### The exercise
Give all the lines below again, exactly, with no pictures.

──────

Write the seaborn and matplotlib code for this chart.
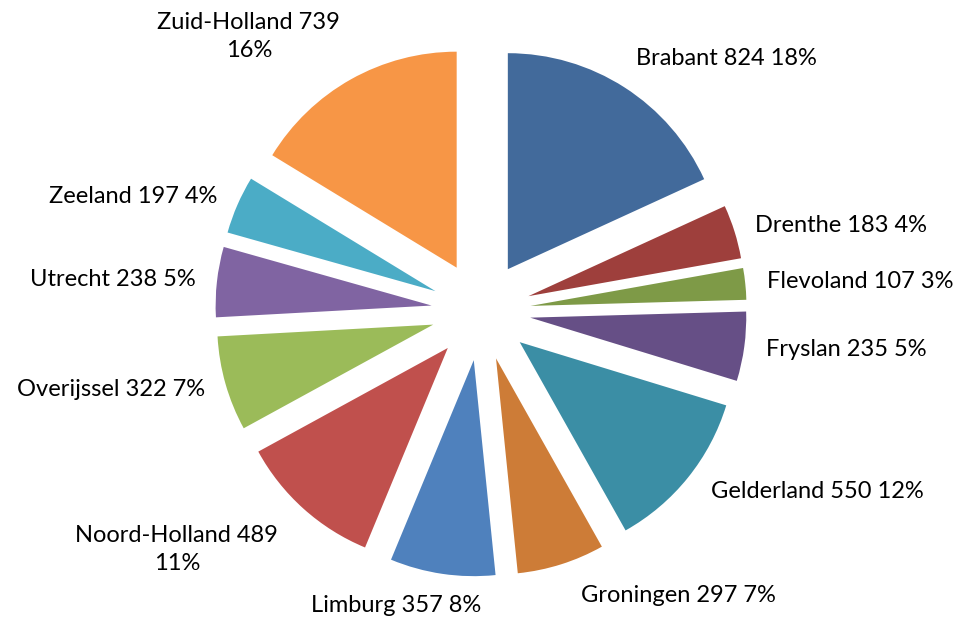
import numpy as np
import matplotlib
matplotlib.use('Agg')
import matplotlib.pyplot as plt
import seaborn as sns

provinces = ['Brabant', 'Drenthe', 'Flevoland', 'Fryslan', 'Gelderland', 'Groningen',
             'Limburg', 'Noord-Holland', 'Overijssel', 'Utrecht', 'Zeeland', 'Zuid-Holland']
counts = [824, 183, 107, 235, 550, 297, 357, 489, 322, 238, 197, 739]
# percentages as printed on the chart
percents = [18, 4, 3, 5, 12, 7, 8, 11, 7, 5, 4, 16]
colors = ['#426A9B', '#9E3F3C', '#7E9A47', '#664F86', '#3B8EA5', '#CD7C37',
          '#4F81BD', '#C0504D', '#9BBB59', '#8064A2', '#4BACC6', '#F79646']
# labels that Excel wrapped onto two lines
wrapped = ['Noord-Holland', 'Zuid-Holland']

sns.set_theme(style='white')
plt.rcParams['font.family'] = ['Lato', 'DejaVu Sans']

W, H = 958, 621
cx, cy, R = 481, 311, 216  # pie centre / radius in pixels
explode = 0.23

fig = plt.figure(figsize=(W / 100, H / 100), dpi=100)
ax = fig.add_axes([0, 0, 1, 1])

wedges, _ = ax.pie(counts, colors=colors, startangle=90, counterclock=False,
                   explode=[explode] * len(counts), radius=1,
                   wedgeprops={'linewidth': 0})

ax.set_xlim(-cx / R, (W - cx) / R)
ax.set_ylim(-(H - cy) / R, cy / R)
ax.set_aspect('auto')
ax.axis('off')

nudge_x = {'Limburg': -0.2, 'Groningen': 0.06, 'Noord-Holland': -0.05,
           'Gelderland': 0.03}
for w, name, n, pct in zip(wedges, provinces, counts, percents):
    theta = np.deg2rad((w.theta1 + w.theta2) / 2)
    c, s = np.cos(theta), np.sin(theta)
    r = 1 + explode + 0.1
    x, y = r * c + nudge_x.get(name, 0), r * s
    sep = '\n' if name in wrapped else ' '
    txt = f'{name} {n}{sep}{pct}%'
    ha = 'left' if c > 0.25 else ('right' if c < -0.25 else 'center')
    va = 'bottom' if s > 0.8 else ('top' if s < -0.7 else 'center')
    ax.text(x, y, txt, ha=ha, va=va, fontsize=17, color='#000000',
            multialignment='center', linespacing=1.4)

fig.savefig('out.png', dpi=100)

──────

### Response
Write the seaborn and matplotlib code for this chart.
import numpy as np
import matplotlib
matplotlib.use('Agg')
import matplotlib.pyplot as plt
import seaborn as sns

provinces = ['Brabant', 'Drenthe', 'Flevoland', 'Fryslan', 'Gelderland', 'Groningen',
             'Limburg', 'Noord-Holland', 'Overijssel', 'Utrecht', 'Zeeland', 'Zuid-Holland']
counts = [824, 183, 107, 235, 550, 297, 357, 489, 322, 238, 197, 739]
# percentages as printed on the chart
percents = [18, 4, 3, 5, 12, 7, 8, 11, 7, 5, 4, 16]
colors = ['#426A9B', '#9E3F3C', '#7E9A47', '#664F86', '#3B8EA5', '#CD7C37',
          '#4F81BD', '#C0504D', '#9BBB59', '#8064A2', '#4BACC6', '#F79646']
# labels that Excel wrapped onto two lines
wrapped = ['Noord-Holland', 'Zuid-Holland']

sns.set_theme(style='white')
plt.rcParams['font.family'] = ['Lato', 'DejaVu Sans']

W, H = 958, 621
cx, cy, R = 481, 311, 216  # pie centre / radius in pixels
explode = 0.23

fig = plt.figure(figsize=(W / 100, H / 100), dpi=100)
ax = fig.add_axes([0, 0, 1, 1])

wedges, _ = ax.pie(counts, colors=colors, startangle=90, counterclock=False,
                   explode=[explode] * len(counts), radius=1,
                   wedgeprops={'linewidth': 0})

ax.set_xlim(-cx / R, (W - cx) / R)
ax.set_ylim(-(H - cy) / R, cy / R)
ax.set_aspect('auto')
ax.axis('off')

nudge_x = {'Limburg': -0.2, 'Groningen': 0.06, 'Noord-Holland': -0.05,
           'Gelderland': 0.03}
for w, name, n, pct in zip(wedges, provinces, counts, percents):
    theta = np.deg2rad((w.theta1 + w.theta2) / 2)
    c, s = np.cos(theta), np.sin(theta)
    r = 1 + explode + 0.1
    x, y = r * c + nudge_x.get(name, 0), r * s
    sep = '\n' if name in wrapped else ' '
    txt = f'{name} {n}{sep}{pct}%'
    ha = 'left' if c > 0.25 else ('right' if c < -0.25 else 'center')
    va = 'bottom' if s > 0.8 else ('top' if s < -0.7 else 'center')
    ax.text(x, y, txt, ha=ha, va=va, fontsize=17, color='#000000',
            multialignment='center', linespacing=1.4)

fig.savefig('out.png', dpi=100)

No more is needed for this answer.